Joel Fernandes Feb. 15, 2023, 2:59 p.m. UTC | #2
On Thu, Feb 9, 2023 at 6:55 PM Zqiang <qiang1.zhang@intel.com> wrote:
>
> For kernels built with CONFIG_NO_HZ_FULL=y, running the following tests:
>
[...]
> This commit therefore add checks for cpumask_any_and() return values
> in housekeeping_any_cpu(), if cpumask_any_and() returns an illegal CPU
> value, the housekeeping_any_cpu() will return current CPU number.
>
> Signed-off-by: Zqiang <qiang1.zhang@intel.com>
> ---
>  kernel/sched/isolation.c | 6 +++++-
>  1 file changed, 5 insertions(+), 1 deletion(-)
>
> diff --git a/kernel/sched/isolation.c b/kernel/sched/isolation.c
> index 373d42c707bc..534397ab7a36 100644
> --- a/kernel/sched/isolation.c
> +++ b/kernel/sched/isolation.c
> @@ -46,7 +46,11 @@ int housekeeping_any_cpu(enum hk_type type)
>                         if (cpu < nr_cpu_ids)
>                                 return cpu;
>
> -                       return cpumask_any_and(housekeeping.cpumasks[type], cpu_online_mask);
> +                       cpu = cpumask_any_and(housekeeping.cpumasks[type], cpu_online_mask);
> +                       if (cpu >= nr_cpu_ids)
> +                               return smp_processor_id();
> +                       else
> +                               return cpu;

Nit: no need of "else", simply:

return (cpu >= nr_cpuids ? smp_processor_id() : cpu);

or

if (cpu >= nr_cpu_ids)
   return smp_processor_id();
return cpu;

Thanks.
  
Zqiang Feb. 16, 2023, 6:07 a.m.
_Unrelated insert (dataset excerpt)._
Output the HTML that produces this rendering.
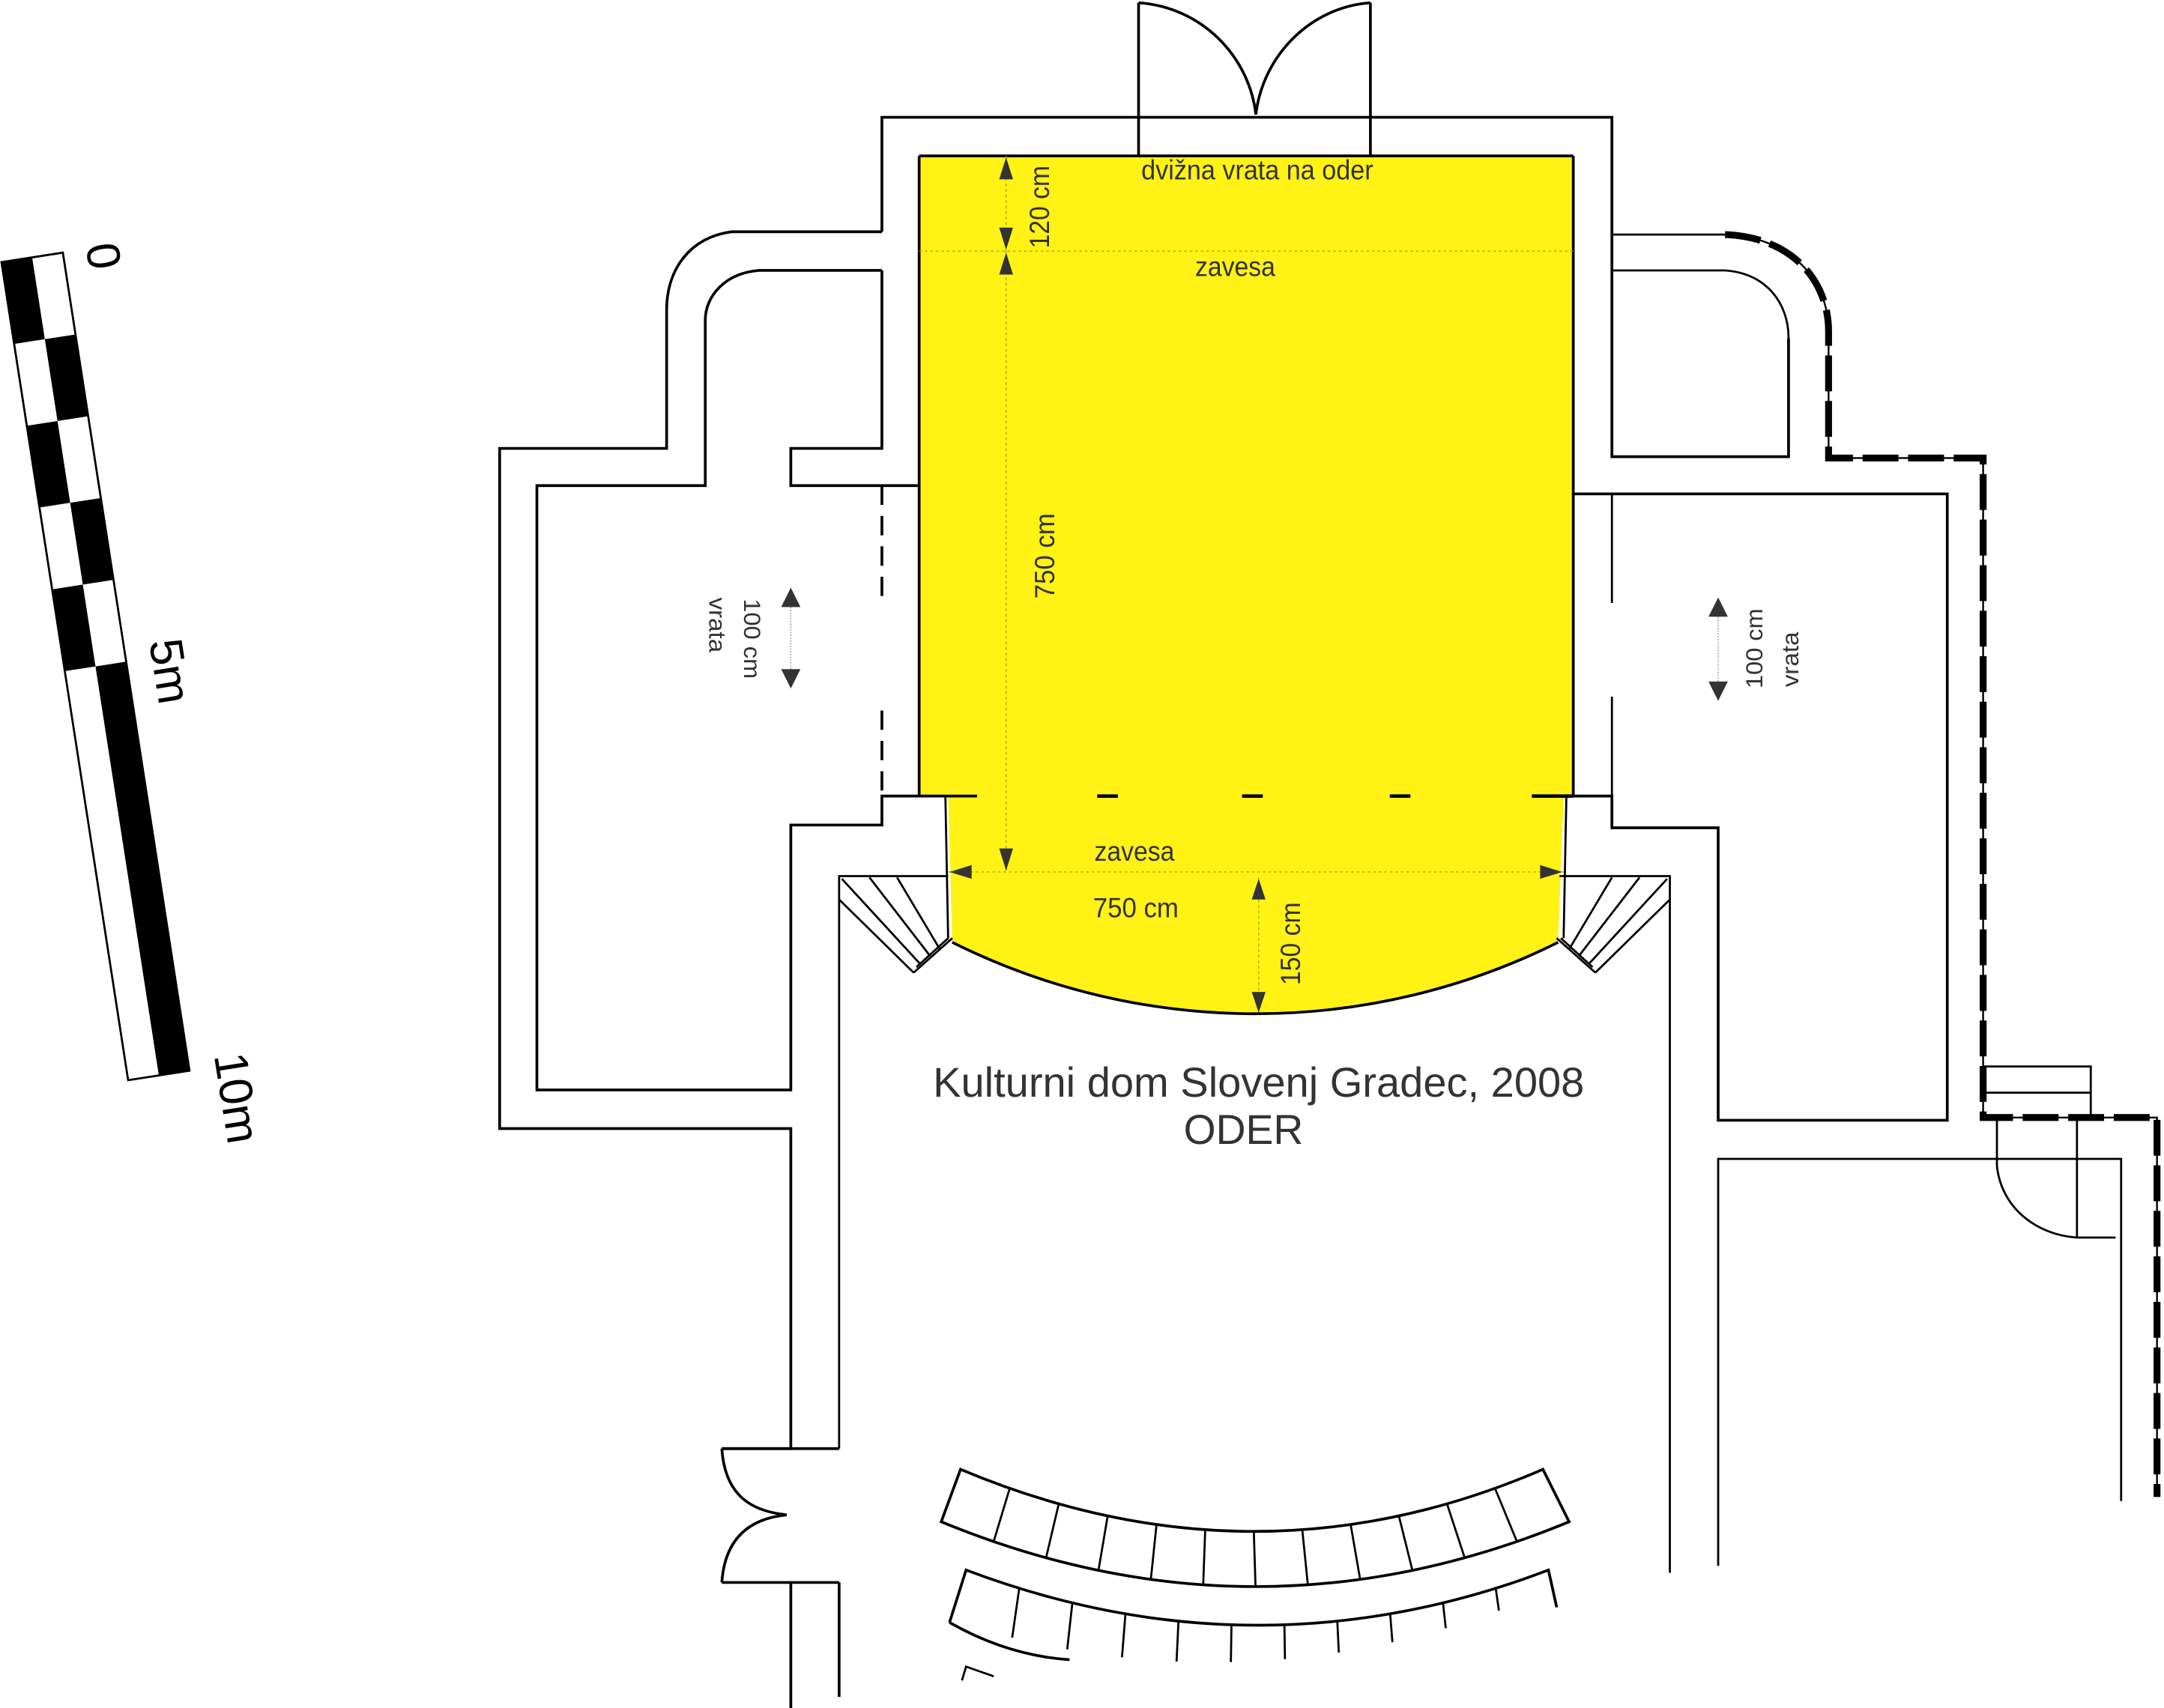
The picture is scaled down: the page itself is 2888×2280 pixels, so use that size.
<!DOCTYPE html>
<html><head><meta charset="utf-8">
<style>
html,body{margin:0;padding:0;background:#fff;}
svg{display:block;}
text{font-family:"Liberation Sans",sans-serif;fill:#333;}
</style></head>
<body>
<svg id="s" width="2888" height="2280" viewBox="0 0 1568 1238" xmlns="http://www.w3.org/2000/svg">
<!-- scale bar -->
<g transform="translate(1,190) rotate(-8.8)">
  <rect x="0" y="0" width="45" height="600" fill="#fff" stroke="#000" stroke-width="1.5"/>
  <rect x="0" y="0" width="22.5" height="60" fill="#000"/>
  <rect x="22.5" y="60" width="22.5" height="60" fill="#000"/>
  <rect x="0" y="120" width="22.5" height="60" fill="#000"/>
  <rect x="22.5" y="180" width="22.5" height="60" fill="#000"/>
  <rect x="0" y="240" width="22.5" height="60" fill="#000"/>
  <rect x="22.5" y="300" width="22.5" height="300" fill="#000"/>
</g>
<text transform="translate(62,178) rotate(81)" font-size="34" style="fill:#000">0</text>
<text transform="translate(108,465) rotate(81)" font-size="34" style="fill:#000">5m</text>
<text transform="translate(155,765) rotate(81)" font-size="34" style="fill:#000">10m</text>

<!-- stage yellow -->
<path d="M666,113 L1140,113 L1140,577 L1133,577 L1129,683 A491,491 0 0 1 690,683 L687,577 L666,577 Z" fill="#FFF214" stroke="none"/>
<path d="M1129,683 A491,491 0 0 1 690,683" fill="none" stroke="#000" stroke-width="2"/>
<line x1="666" y1="113" x2="1140" y2="113" stroke="#000" stroke-width="2"/>
<line x1="1140" y1="113" x2="1140" y2="577" stroke="#000" stroke-width="2"/>
<line x1="666" y1="113" x2="666" y2="577" stroke="#000" stroke-width="2"/>

<g fill="none" stroke="#000" stroke-width="2">
  <!-- top doors -->
  <line x1="825" y1="2" x2="825" y2="113"/>
  <line x1="993" y1="2" x2="993" y2="113"/>
  <path d="M825,2 C870,5 905,40 910,83"/>
  <path d="M993,2 C950,5 915,40 910,83"/>
  <!-- top outer wall -->
  <polyline points="639,168 639,85 1168,85 1168,331 1296,331 1296,245"/>
  <line x1="1168" y1="170" x2="1250" y2="170" stroke-width="1.5"/>
  <path d="M1168,196 L1250,196 C1280,198 1296,220 1296,245" stroke-width="1.5"/>
  <!-- left side walls -->
  <path d="M639,168 L530,168 C500,172 483,195 483,225 L483,325 L362,325 L362,818 L573,818 L573,1050"/>
  <path d="M639,196 L550,196 C525,198 511,215 511,232 L511,352 L389,352 L389,790 L573,790 L573,598 L639,598 L639,577 L708,577"/>
  <polyline points="639,196 639,325 573,325 573,352 666,352"/>
  <!-- right room -->
  <polyline points="1140,358 1411,358 1411,812 1245,812 1245,600 1168,600 1168,577 1140,577"/>
  <line x1="1168" y1="358" x2="1168" y2="437" stroke-width="1.5"/>
  <line x1="1168" y1="505" x2="1168" y2="577" stroke-width="1.5"/>
  <polyline points="1245,1135 1245,840 1537,840 1537,1088" stroke-width="1.5"/>
  <!-- stair box right -->
  <polyline points="1437,773 1515,773 1515,810" stroke-width="1.5"/>
  <line x1="1437" y1="792" x2="1515" y2="792" stroke-width="1.5"/>
  <line x1="1505" y1="812" x2="1505" y2="897" stroke-width="1.5"/>
  <path d="M1447,812 L1447,845 C1450,875 1475,895 1505,897" stroke-width="1.5"/>
  <line x1="1505" y1="897" x2="1533" y2="897" stroke-width="1.5"/>
  <!-- curtain dashes -->
  <line x1="795" y1="577" x2="810" y2="577" stroke-width="2.5"/>
  <line x1="900" y1="577" x2="915" y2="577" stroke-width="2.5"/>
  <line x1="1007" y1="577" x2="1022" y2="577" stroke-width="2.5"/>
  <line x1="1110" y1="577" x2="1140" y2="577" stroke-width="2.5"/>
  <!-- proscenium side lines -->
  <line x1="685" y1="577" x2="687" y2="680" stroke-width="1.5"/>
  <line x1="1135" y1="577" x2="1133" y2="680" stroke-width="1.5"/>
  <!-- left stairs -->
  <polyline points="608,1050 608,635 687,635" stroke-width="1.5"/>
  <g stroke-width="1.5">
    <line x1="608" y1="652" x2="662" y2="705"/>
    <line x1="610" y1="637" x2="667" y2="699"/>
    <line x1="630" y1="636" x2="674" y2="693"/>
    <line x1="650" y1="636" x2="681" y2="688"/>
    <line x1="662" y1="705" x2="690" y2="680"/>
    <line x1="664" y1="701" x2="687" y2="680"/>
  </g>
  <!-- right stairs -->
  <polyline points="1210,1140 1210,635 1130,635" stroke-width="1.5"/>
  <g stroke-width="1.5">
    <line x1="1210" y1="652" x2="1156" y2="705"/>
    <line x1="1208" y1="637" x2="1151" y2="699"/>
    <line x1="1188" y1="636" x2="1144" y2="693"/>
    <line x1="1168" y1="636" x2="1137" y2="688"/>
    <line x1="1156" y1="705" x2="1128" y2="680"/>
    <line x1="1154" y1="701" x2="1131" y2="680"/>
  </g>
  <!-- left bottom door -->
  <polyline points="573,1050 523,1050"/>
  <line x1="523" y1="1050" x2="608" y2="1050"/>
  <path d="M523,1050 C525,1080 540,1095 570,1098 C540,1101 525,1118 523,1147"/>
  <line x1="523" y1="1147" x2="608" y2="1147"/>
  <line x1="573" y1="1147" x2="573" y2="1238"/>
  <line x1="608" y1="1147" x2="608" y2="1230"/>
  <!-- seats row 1 -->
  <path d="M696,1065 Q910,1155 1118,1065 L1137,1103 Q910,1197 682,1103 Z"/>
  <!-- seats row 2 -->
  <path d="M688,1176 L700,1138 Q912,1218 1122,1138 L1128,1165"/>
  <path d="M688,1176 Q730,1200 775,1203" />
  <polyline points="697,1218 700,1208 720,1215" stroke-width="1.5"/>
  <g id="div" stroke-width="1.5"></g>
</g>

<!-- left dashed door wall -->
<g stroke="#000" stroke-width="2" stroke-dasharray="14,8" fill="none">
  <line x1="639" y1="352" x2="639" y2="437"/>
  <line x1="639" y1="515" x2="639" y2="577"/>
</g>
<line x1="666" y1="352" x2="666" y2="577" stroke="#000" stroke-width="1" stroke-dasharray="8,5"/>

<!-- thick dashed boundary -->
<g fill="none" stroke="#000">
  <path d="M1250,170 C1300,172 1325,205 1325,240 L1325,332 L1437,332 L1437,810 L1563,810 L1563,1085" stroke-width="1.3"/>
  <path d="M1250,170 C1300,172 1325,205 1325,240 L1325,332 L1437,332 L1437,810 L1563,810 L1563,1085" stroke-width="5" stroke-dasharray="26,7"/>
</g>

<!-- dimension lines -->
<g stroke="#B8A800" stroke-width="0.8" stroke-dasharray="2,2" fill="none">
  <line x1="666" y1="182" x2="1140" y2="182"/>
  <line x1="729" y1="113" x2="729" y2="632"/>
  <line x1="687" y1="632" x2="1133" y2="632"/>
  <line x1="912" y1="636" x2="912" y2="735"/>
</g>
<g stroke="#999" stroke-width="0.8" stroke-dasharray="1,1">
  <line x1="573" y1="430" x2="573" y2="496"/>
  <line x1="1245" y1="437" x2="1245" y2="505"/>
</g>
<g fill="#333">
  <polygon points="729,114 724,130 734,130"/>
  <polygon points="729,181 724,165 734,165"/>
  <polygon points="729,183 724,199 734,199"/>
  <polygon points="729,631 724,615 734,615"/>
  <polygon points="688,632 704,627 704,637"/>
  <polygon points="1132,632 1116,627 1116,637"/>
  <polygon points="912,637 907,652 917,652"/>
  <polygon points="912,734 907,719 917,719"/>
  <polygon points="573,426 566,440 580,440"/>
  <polygon points="573,499 566,485 580,485"/>
  <polygon points="1245,433 1238,447 1252,447"/>
  <polygon points="1245,508 1238,494 1252,494"/>
</g>

<!-- labels -->
<text x="911" y="130" font-size="20" text-anchor="middle" textLength="168" lengthAdjust="spacingAndGlyphs">dvižna vrata na oder</text>
<text x="895" y="200" font-size="20" text-anchor="middle" textLength="58" lengthAdjust="spacingAndGlyphs">zavesa</text>
<text transform="translate(760,150) rotate(-90)" font-size="20" text-anchor="middle" textLength="60" lengthAdjust="spacingAndGlyphs">120 cm</text>
<text transform="translate(764,403) rotate(-90)" font-size="20" text-anchor="middle" textLength="62" lengthAdjust="spacingAndGlyphs">750 cm</text>
<text x="822" y="624" font-size="20" text-anchor="middle" textLength="58" lengthAdjust="spacingAndGlyphs">zavesa</text>
<text x="823" y="665" font-size="20" text-anchor="middle" textLength="62" lengthAdjust="spacingAndGlyphs">750 cm</text>
<text transform="translate(942,684) rotate(-90)" font-size="20" text-anchor="middle" textLength="60" lengthAdjust="spacingAndGlyphs">150 cm</text>
<text transform="translate(539,463) rotate(90)" font-size="17" text-anchor="middle" textLength="58" lengthAdjust="spacingAndGlyphs">100 cm</text>
<text transform="translate(514,453) rotate(90)" font-size="17" text-anchor="middle" textLength="40" lengthAdjust="spacingAndGlyphs">vrata</text>
<text transform="translate(1277,470) rotate(-90)" font-size="17" text-anchor="middle" textLength="58" lengthAdjust="spacingAndGlyphs">100 cm</text>
<text transform="translate(1303,478) rotate(-90)" font-size="17" text-anchor="middle" textLength="40" lengthAdjust="spacingAndGlyphs">vrata</text>
<text x="912" y="795" font-size="30" text-anchor="middle" textLength="472" lengthAdjust="spacingAndGlyphs">Kulturni dom Slovenj Gradec, 2008</text>
<text x="901" y="829" font-size="30" text-anchor="middle">ODER</text>
</svg>
<script>
(function(){
  var g=document.getElementById('div'),ns='http://www.w3.org/2000/svg';
  function q(p0,c,p1,t){return (1-t)*(1-t)*p0+2*(1-t)*t*c+t*t*p1;}
  function L(x1,y1,x2,y2){var l=document.createElementNS(ns,'line');l.setAttribute('x1',x1);l.setAttribute('y1',y1);l.setAttribute('x2',x2);l.setAttribute('y2',y2);g.appendChild(l);}
  for(var k=1;k<12;k++){var t=k/12;
    L(q(696,910,1118,t),q(1065,1155,1065,t),q(682,910,1137,t),q(1103,1197,1103,t));}
  for(var k=1;k<11;k++){var t=k/11;
    var x=q(700,912,1122,t),y=q(1138,1218,1138,t);var len=38-24*t;
    var dx=(t-0.5)*0.35;L(x,y,x+dx*len,y+len);}
})();
</script>
</body></html>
UTC | #3
>
> For kernels built with CONFIG_NO_HZ_FULL=y, running the following tests:
>
[...]
> This commit therefore add checks for cpumask_any_and() return values
> in housekeeping_any_cpu(), if cpumask_any_and() returns an illegal CPU
> value, the housekeeping_any_cpu() will return current CPU number.
>
> Signed-off-by: Zqiang <qiang1.zhang@intel.com>
> ---
>  kernel/sched/isolation.c | 6 +++++-
>  1 file changed, 5 insertions(+), 1 deletion(-)
>
> diff --git a/kernel/sched/isolation.c b/kernel/sched/isolation.c
> index 373d42c707bc..534397ab7a36 100644
> --- a/kernel/sched/isolation.c
> +++ b/kernel/sched/isolation.c
> @@ -46,7 +46,11 @@ int housekeeping_any_cpu(enum hk_type type)
>                         if (cpu < nr_cpu_ids)
>                                 return cpu;
>
> -                       return cpumask_any_and(housekeeping.cpumasks[type], cpu_online_mask);
> +                       cpu = cpumask_any_and(housekeeping.cpumasks[type], cpu_online_mask);
> +                       if (cpu >= nr_cpu_ids)
> +                               return smp_processor_id();
> +                       else
> +                               return cpu;
>
>Nit: no need of "else", simply:
>
>return (cpu >= nr_cpuids ? smp_processor_id() : cpu);

Thanks Joel, I have done the same modification in v3 version,  and this change is
also related to a 08ae95f4fd3b, after revert it, this calltrace will disappear.

Thanks
Zqiang


>
>or
>
>if (cpu >= nr_cpu_ids)
>   return smp_processor_id();
>return cpu;
>
>Thanks.
  

Patch

diff --git a/kernel/sched/isolation.c b/kernel/sched/isolation.c
index 373d42c707bc..534397ab7a36 100644
--- a/kernel/sched/isolation.c
+++ b/kernel/sched/isolation.c
@@ -46,7 +46,11 @@  int housekeeping_any_cpu(enum hk_type type)
 			if (cpu < nr_cpu_ids)
 				return cpu;
 
-			return cpumask_any_and(housekeeping.cpumasks[type], cpu_online_mask);
+			cpu = cpumask_any_and(housekeeping.cpumasks[type], cpu_online_mask);
+			if (cpu >= nr_cpu_ids)
+				return smp_processor_id();
+			else
+				return cpu;
 		}
 	}
 	return smp_processor_id();